Commissioners discussed one concern about the museum: how tourists’ cars would be accommodated within the already busy street and parking lot around the jail building and courthouse. County Manager Duane Cole said he was confident he could work with the city to find a solution.

Burns said the new museum, devoted to the many films that have been shot in the area, would be “good for the state, good for the county, and good for the city.”

In unrelated action Wednesday, the commissioners also signed off on a sheriff’s sale auction of the county-owned Carlyle Apartments, a 26-unit complex in Seaside. The auction will be held on Jan 19., and a $1.5 million minimum bid will be requested. The real market value of the property is close to $1.6 million.

The property’s history has been marked with conflict since Clatsop County initially took ownership of the land in the 1930s. It changed hands from the county to the city of Seaside, and then to a private individual who later used it to build a nursing home. In 1993, the structure was converted to apartments, but in 2004, county officials found that the property shouldn’t have been used for anything other than city streets when it was transferred to the city, as outlined in a reversionary clause, allowing the county to sue the owner to get the property back.

Because the county paid $832,183 for the value of the building and other improvements to the property, the remainder after the sale will go to the county’s taxing districts in the area, Cole said, including the city of Seaside and the Seaside School District.

The apartments were slated to be sold to the Clatsop County Housing Authority for low-income apartments, but that deal fell through.

The commissioners also approved a reorganization plan for the county health department, renaming it and focusing it solely on public health services: parent and child health programs, family planning, health information and referral, communicable disease prevention and control, and environmental health.

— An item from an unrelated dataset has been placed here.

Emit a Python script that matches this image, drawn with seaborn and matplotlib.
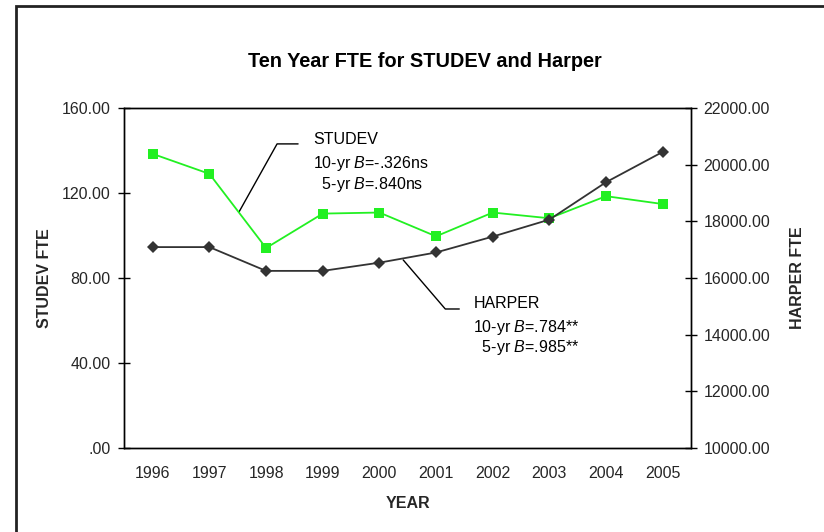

The plan creates a new leadership position, the public health director, with a slimmed-down job description and a thinner salary.

The changes reflect a $41,000 savings, and should more effectively serve the county’s public health needs, said Margo Lalich, the county’s interim public health director. Financial problems have plagued the department in recent years, as expenses exceeded revenue in some service areas.

“There’s so much more depth being added to the department,” she said. Changes will allow the director to spend more time in the public eye, interacting with the community, Lalich said.

Cole said he wants to re-evaluate the department in a year, and see if the new structure is working.

In other business, the board:

? held public hearings on the sale of six parcels of county land to the city of Cannon Beach, then approved the sale. Five of the small, wedge-shaped lots will be used to help stabilize roads in the area around the Hemlock Street “S” curves;

? approved the formal categorization of 37 tax lots and the Cedar Street wetlands properties in Warrenton.